In spite of a rather convoluted plot, fall flat comedy and a very minor dash of woke nonsense, I mostly liked Operation Fortune: Ruse De Guerre. Don't let the dash of French pretension in the title fool you, there's nothing remotely clever or sophisticated, about this flick. At heart, this is stripped down, nuts and bolts, action fare. Its pacing is decent and it has enough going on, exposition wise, to keep the viewer entertained. Exotic locations, gun fights, fist fights, car chases, pyrotechnics, it has it all, in abundance. Acting is generally reasonable. Hugh Grant does a great Michael Caine(??) impression. In summary, diverting, simple action fare, with a little unconvincing window dressing, in the form of tired comedy and a nod to a more sophisticated story line, that never arrives. Still worth a look, if taken on its true merits, as opposed to those it aspires to.
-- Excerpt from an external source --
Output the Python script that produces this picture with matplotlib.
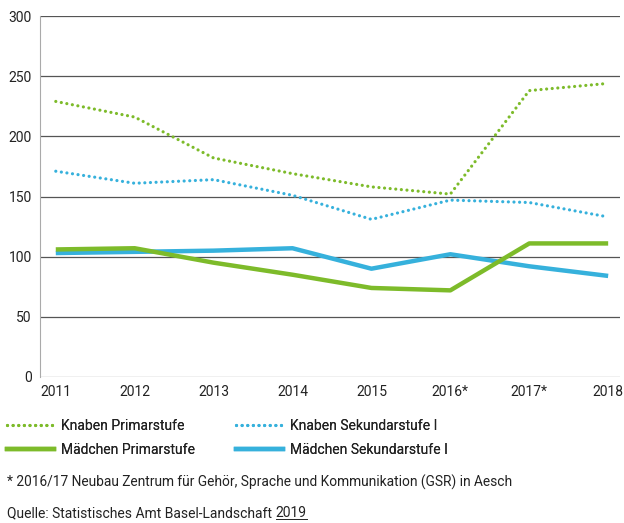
import matplotlib.pyplot as plt
from matplotlib.lines import Line2D

plt.rcParams['font.family'] = ['Roboto', 'DejaVu Sans']

years = ["2011", "2012", "2013", "2014", "2015", "2016*", "2017*", "2018"]
knaben_primar = [229, 216, 182, 169, 158, 152, 238, 244]
knaben_sek = [171, 161, 164, 151, 131, 147, 145, 133]
maedchen_primar = [106, 107, 95, 85, 74, 72, 111, 111]
maedchen_sek = [103, 104, 105, 107, 90, 102, 92, 84]
yticks = [0, 50, 100, 150, 200, 250, 300]

GREEN = "#7dbb2a"
BLUE = "#36b1dc"
TXT = "#222222"
W, H = 624, 523

fig = plt.figure(figsize=(W / 100, H / 100), dpi=100)
ax = fig.add_axes([40 / W, 1 - 377 / H, 580 / W, 361 / H])

x = range(len(years))
dot = (0, (0.01, 1.75))
ax.plot(x, knaben_primar, color=GREEN, lw=2.3, ls=dot, dash_capstyle="round", zorder=4)
ax.plot(x, knaben_sek, color=BLUE, lw=2.3, ls=dot, dash_capstyle="round", zorder=4)
ax.plot(x, maedchen_primar, color=GREEN, lw=3.2, solid_capstyle="butt", zorder=5)
ax.plot(x, maedchen_sek, color=BLUE, lw=3.2, solid_capstyle="butt", zorder=4)

ax.set_xlim(-0.2, 7.15)
ax.set_ylim(0, 300)
ax.set_yticks(yticks)
ax.set_xticks(list(x))
ax.set_xticklabels(years)
for yv in yticks:
    ax.axhline(yv, color="#555555" if yv else "#888888", lw=0.9, zorder=1)
for s in ["top", "right", "bottom"]:
    ax.spines[s].set_visible(False)
ax.spines["left"].set_color("#aaaaaa")
ax.spines["left"].set_linestyle((0, (1, 1)))
ax.spines["left"].set_linewidth(0.8)
ax.tick_params(length=0, labelsize=10, colors=TXT)
ax.tick_params(axis="y", pad=6)
ax.tick_params(axis="x", pad=6)

legend_cols = [
    (7, [(GREEN, "Knaben Primarstufe", True), (GREEN, "Mädchen Primarstufe", False)]),
    (236, [(BLUE, "Knaben Sekundarstufe I", True), (BLUE, "Mädchen Sekundarstufe I", False)]),
]
for x0, entries in legend_cols:
    hs = [Line2D([], [], color=c, lw=2.3 if d else 3.2, ls=dot if d else "-",
                 dash_capstyle="round") for c, _, d in entries]
    lg = fig.legend(hs, [l for _, l, _ in entries], loc="upper left",
                    bbox_to_anchor=(x0 / W, 1 - 419 / H), frameon=False,
                    fontsize=10, handlelength=3.4, handletextpad=0.5,
                    labelspacing=0.72, borderpad=0, borderaxespad=0,
                    labelcolor=TXT)
    fig.add_artist(lg)

fig.text(7 / W, 1 - 482 / H,
         "* 2016/17 Neubau Zentrum für Gehör, Sprache und Kommunikation (GSR) in Aesch",
         fontsize=9.9, va="center", ha="left", color=TXT)
t1 = fig.text(7 / W, 1 - 513 / H, "Quelle: Statistisches Amt Basel-Landschaft ",
              fontsize=10, va="center", ha="left", color=TXT)
fig.canvas.draw()
bb = t1.get_window_extent()
t2 = fig.text(bb.x1 / W, 1 - 513 / H, "2019", fontsize=10, va="center",
              ha="left", color=TXT)
fig.canvas.draw()
bb2 = t2.get_window_extent()
yline = (bb2.y0 + 1) / H
fig.add_artist(Line2D([bb2.x0 / W, bb2.x1 / W], [yline, yline],
                      color=TXT, lw=0.7))

fig.savefig("out.png", dpi=100)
I was quite disappointed that despite months of cinema trailers, this went straight to the television. Why? Well I reckon that's because if I had seen it on a big screen I would have struggled my way through it in one go. As it is, I've taken about three days to get to the end of this stylish looking but really insubstantial crime caper. The story centres around the dodgy antics of "Greg" (Hugh Grant) who is looking to facilitate a $10 billion arms deal that just about nobody wants to happen. It falls to "Orson" (Jason Statham) and his team of crack operatives to come up with a plan to thwart the deal and apprehend the bidders! The only chink in the armour of our "Greg" is his idolisation of the American film star "Danny" (Josh Hartnett) and so they recruit him to come and partake in a bit of real life fan-doration (obviously without explaining just quite what is going on, or how perilous it might be) and off they travel to beautiful Antalya in Turkey where they must use all their guile, wit and technical savvy - largely down to "Sarah" (Aubrey Plaza) - before someone smells a rat. The problem here is that the story is just all too old hat. We've seen it all once too often and so when we have to rely on the characterisations to enliven the thing we are presented with an overly hammy Grant; a Statham who really is reusing an old - and well wrinkly - skin and Plaza who is really rather a lacklustre personality on screen. The jokes are all a bit predictable, as are the 007-light action scenes, car chases and - indeed - the whole thing just lacks for any sense of originality. It's not the worst film I've seen lately, but I wonder if maybe Guy Ritchie is just spent now? Perhaps it is time for him to take a few years off and try to work on something that can capitalise on his undoubtedly creative quirkiness without offering the same old sandwich just on a different shiny plate.